Health & Fitness | November 2, 2020 6:26 am

Kevin Love Is Backing the World’s First Mental Health Gym. So, What’s That?

Coa offers members an opportunity to take part in group or individual workouts that sanitize the mind

Kevin Love Is Backing the World's First Gym for Mental Health
Kevin Love of the Cleveland Cavaliers is backing Coa, a virtual gym offering mental health workouts.
Getty Images

In March of 2018, Cleveland Cavaliers forward Kevin Love penned an essay for The Players’ Tribune titled “Everyone Is Going Through Something” detailing his struggles with panic attacks and mental health.

“Mental health isn’t just an athlete thing. What you do for a living doesn’t have to define who you are. This is an everyone thing,” Love wrote. “No matter what our circumstances, we’re all carrying around things that hurt — and they can hurt us if we keep them buried inside. Not talking about our inner lives robs us of really getting to know ourselves and robs us of the chance to reach out to others in need.”

Since then, the five-time All-Star has been a vocal advocate for mental health, creating the Kevin Love Fund to provide in-need individuals with the necessary tools to achieve physical and emotional well-being. Now Love is one of the investors backing a new venture called Coa that bills itself as the world’s first gym for mental health.

Conceived of by company co-founder and CEO Alexa Meyer when she was walking around San Francisco and realized there were gyms catering to physical health on every corner but no visible options to work on emotional health, Coa offers both group classes and one-on-one mental fitness sessions with licensed therapists that have been specially matched with their client.

With backers including Casper founder Neil Parikh and several angel investors in addition to Love, Coa tested its emotional fitness curriculum at mental health pop-up gyms in cities like New York, San Francisco, L.A., Vancouver and Toronto, as well as offering employees at companies like Asana and Spotify the opportunity to take part in sessions.

The pop-ups were successful enough that a plan to open brick-and-mortar therapy gyms was put into place, but due to COVID-19, the company has pivoted to offering its group classes and one-on-one sessions online. According to Coa co-founder and chief clinical officer Dr. Emily Anhalt, a the company has seen a 900-percent increase in demand because of the pandemic.

“Our dream is still to have brick-and-mortar studios because we think the in-person experience aspect is really important, but the pandemic definitely accelerated the launch of the online studio,” she tells InsideHook. “I think what people are realizing is that mental health is important and that we can’t see a lot of the mental health struggles that we’ll face coming. We’re trying to use this to show working on your mental health proactively will help you better prepare and better handle the difficult things life throws your way. I think people are starting to realize how important that is and are recommitting to doing it.”

Kevin Love Is Backing the World's First Gym for Mental Health
Coa co-founders Alexa Meyer (right) and Dr.
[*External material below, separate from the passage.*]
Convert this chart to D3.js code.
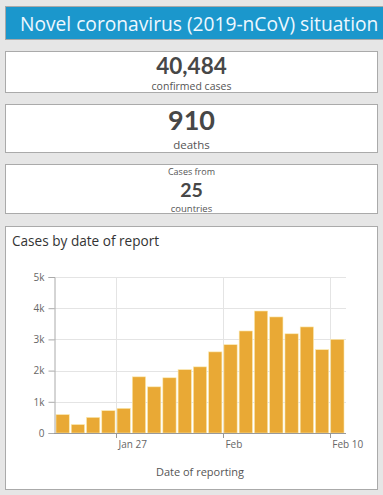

Emily Anhalt (left).
Kendall B. Schiff

At Coa, one of the goals is to eliminate the societal notion that unhealthy people need to work on their mental health and that healthy people do not.

“We really want people to know you can start now and that nothing has to be wrong. You don’t have to be broken,” Anhalt says. “The healthier you are, the better workout you’re going to get. You should start working out before you get sick. It’s a lot harder to go to the gym when you have the flu, right? Most people wait for a crisis to tackle their emotional wellbeing. I think we should be building up our emotional strength in this proactive, ongoing way so that we can handle whatever life throws at us.”

In the same way that a yoga teacher will encourage students to practice some yoga at home, the expectation is that Coa’s clients will be able to incorporate the mental exercises they learn at the online studio into their general life.

“Mental fitness isn’t one and done. You can’t do it for a weekend or a week and then think that you’re good,” Anhalt says.”It’s an ongoing process, a regimen, a routine that you do over time. So our classes will create space for people to practice with regularity and we definitely hope they’ll practice solo. But we also know something really special happens in a group setting, and we hope people will keep coming back to hone their skills and maintain that community.”

Another one of the core tenets at Coa? Become more comfortable being uncomfortable

“Just like at the gym, if you’re not a little uncomfortable, you’re probably not doing a very good workout. You’re probably just doing what you would always do — you’re not getting stronger,” Anhalt says. “It’s the same for our emotional health. As we get more comfortable being uncomfortable, we actually build these resilience muscles that allow us to better handle difficult things. I think we’ve found a really unique approach to doing this that feels really doable, but still just uncomfortable enough that you feel like you’re getting shit done and you’re growing as a person.”

Coa’s classes start at $25 and the company is offering free intro classes for now.